Despite the egalitariansm aspect of the tavern promoting republican values, it would be irresponsible to write an essay promoting the redeeming social and political qualities of the tavern without considering the social ills wrought by public drinking houses during the early Republic. Rural ordinaries functioned as escapes from socially confining shackles and a place to espouse overtly republican, egalitarian ideals, but did so while promoting “a drunkard’s life, a drunkard’s grave, and a drunkard’s place in hell”.26

Emily Nash kept a diary during her childhood on the Western Reserve. In it she recorded her abhorrence of liquor and her increasingly frequent incidents dealing with those under its influence.
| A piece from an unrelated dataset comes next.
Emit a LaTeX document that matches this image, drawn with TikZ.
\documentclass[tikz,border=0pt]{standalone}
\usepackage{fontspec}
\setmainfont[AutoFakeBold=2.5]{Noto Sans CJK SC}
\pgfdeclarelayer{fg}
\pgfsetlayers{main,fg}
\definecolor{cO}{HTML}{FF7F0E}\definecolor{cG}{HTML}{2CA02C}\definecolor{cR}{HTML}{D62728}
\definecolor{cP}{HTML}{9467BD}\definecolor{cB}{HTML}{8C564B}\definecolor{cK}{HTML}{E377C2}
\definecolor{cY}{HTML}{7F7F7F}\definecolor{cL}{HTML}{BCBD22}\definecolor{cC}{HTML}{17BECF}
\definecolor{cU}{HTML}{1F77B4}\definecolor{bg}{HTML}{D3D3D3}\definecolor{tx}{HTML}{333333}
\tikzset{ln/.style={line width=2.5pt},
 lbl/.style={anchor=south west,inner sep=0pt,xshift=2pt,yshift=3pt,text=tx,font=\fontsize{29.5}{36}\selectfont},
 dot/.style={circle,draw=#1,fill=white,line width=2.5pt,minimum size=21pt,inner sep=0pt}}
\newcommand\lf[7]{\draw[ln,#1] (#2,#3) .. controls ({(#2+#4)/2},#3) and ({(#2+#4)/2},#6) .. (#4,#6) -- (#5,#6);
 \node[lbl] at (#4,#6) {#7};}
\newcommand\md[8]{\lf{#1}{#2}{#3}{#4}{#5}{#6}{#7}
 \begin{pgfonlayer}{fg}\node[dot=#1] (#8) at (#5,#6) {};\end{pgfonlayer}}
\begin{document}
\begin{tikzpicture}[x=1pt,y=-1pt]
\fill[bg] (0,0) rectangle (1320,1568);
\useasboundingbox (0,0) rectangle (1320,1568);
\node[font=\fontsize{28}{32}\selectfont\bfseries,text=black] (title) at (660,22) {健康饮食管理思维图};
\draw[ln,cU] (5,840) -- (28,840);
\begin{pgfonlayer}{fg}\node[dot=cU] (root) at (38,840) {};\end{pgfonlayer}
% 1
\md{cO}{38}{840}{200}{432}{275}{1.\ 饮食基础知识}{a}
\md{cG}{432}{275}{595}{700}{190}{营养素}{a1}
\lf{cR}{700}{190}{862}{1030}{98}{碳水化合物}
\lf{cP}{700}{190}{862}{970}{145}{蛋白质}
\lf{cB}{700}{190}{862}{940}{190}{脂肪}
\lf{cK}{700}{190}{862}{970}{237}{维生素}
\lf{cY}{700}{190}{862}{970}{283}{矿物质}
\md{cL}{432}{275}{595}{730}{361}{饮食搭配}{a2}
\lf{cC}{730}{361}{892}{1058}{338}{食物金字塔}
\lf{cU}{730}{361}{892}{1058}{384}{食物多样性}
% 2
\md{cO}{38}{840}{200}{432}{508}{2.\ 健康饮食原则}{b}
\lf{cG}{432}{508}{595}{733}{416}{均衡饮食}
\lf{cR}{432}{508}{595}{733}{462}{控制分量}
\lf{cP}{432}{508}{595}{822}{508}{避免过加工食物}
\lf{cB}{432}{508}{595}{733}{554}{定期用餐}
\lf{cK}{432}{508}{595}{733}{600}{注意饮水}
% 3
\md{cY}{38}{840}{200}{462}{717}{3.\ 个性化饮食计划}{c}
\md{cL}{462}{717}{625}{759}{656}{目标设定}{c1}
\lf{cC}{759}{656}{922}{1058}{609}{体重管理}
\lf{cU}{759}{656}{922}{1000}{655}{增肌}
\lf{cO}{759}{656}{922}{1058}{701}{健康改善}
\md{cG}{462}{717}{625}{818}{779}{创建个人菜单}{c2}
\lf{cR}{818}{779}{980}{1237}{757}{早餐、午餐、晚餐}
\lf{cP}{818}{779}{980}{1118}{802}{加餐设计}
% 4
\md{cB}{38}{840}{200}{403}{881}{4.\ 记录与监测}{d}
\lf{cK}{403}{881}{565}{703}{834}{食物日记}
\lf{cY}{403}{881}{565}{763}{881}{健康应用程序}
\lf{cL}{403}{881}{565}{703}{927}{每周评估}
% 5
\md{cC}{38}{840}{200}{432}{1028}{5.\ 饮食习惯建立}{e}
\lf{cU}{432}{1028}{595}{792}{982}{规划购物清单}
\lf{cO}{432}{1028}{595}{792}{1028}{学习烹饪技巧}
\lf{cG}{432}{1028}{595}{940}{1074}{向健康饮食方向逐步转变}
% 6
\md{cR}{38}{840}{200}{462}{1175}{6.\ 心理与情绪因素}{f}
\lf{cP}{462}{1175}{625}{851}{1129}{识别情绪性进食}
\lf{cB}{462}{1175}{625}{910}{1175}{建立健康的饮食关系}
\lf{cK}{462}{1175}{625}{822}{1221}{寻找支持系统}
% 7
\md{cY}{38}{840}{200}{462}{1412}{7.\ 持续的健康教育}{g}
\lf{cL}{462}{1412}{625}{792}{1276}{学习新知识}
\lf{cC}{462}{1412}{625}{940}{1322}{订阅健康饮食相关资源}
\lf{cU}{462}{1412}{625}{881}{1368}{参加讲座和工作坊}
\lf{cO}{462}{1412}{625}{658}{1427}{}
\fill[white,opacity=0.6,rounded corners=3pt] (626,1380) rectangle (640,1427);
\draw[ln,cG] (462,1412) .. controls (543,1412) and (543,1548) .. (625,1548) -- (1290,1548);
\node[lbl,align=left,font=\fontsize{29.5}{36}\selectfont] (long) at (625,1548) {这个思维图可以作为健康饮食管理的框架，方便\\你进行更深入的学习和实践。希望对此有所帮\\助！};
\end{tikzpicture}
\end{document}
In 1824, Nash and her beau, Peter Beals, traveled by sleigh to visit neighbors. Nash described the resulting events in her journal:

I notised that Peter was fond of stopping at every tavern to get a glass of sling [an iced drink made with liquor, water, sugar, and usually lemon juice]. On the way home he stoped at every tavern. He began to feel lively and could not talk plain.27

Peter Beals’ frequent patronage of the taprooms on the Western Reserve ended the budding relationship between two young lovers. Nash concluded that, “he was fond of sling – too fond I think. I shall dispence with his company after the sleigh ride.”28

Perhaps even more telling is a report from “Cottager”, the pen-name of a regular columnist in the Western Intelligencer. Cottager relates the following story. “Two days since, while passing a bar-room door, I hear considerable loud talk, and profanity; the landlord said, ‘— if you do not leave the house, I will horsewhip you.’”29 The unfortunate drunkard stumbled out of that particular tavern and into another whose keeper followed through on this threat. The man “benumbed by liquor...till quickened by the lashes which he received from the whip of the landlord.”30 It would be difficult to somehow spin this incident into a pro-tavern argument. Keepers are vilified here as brutal men that both serve the intoxicating beverage and then punish their patrons for its excessive consumption. Drunkenness, while an unromantic byproduct of tavern life, can be viewed in a positive manner and was by many observers in that it promoted republican freedoms and social leveling.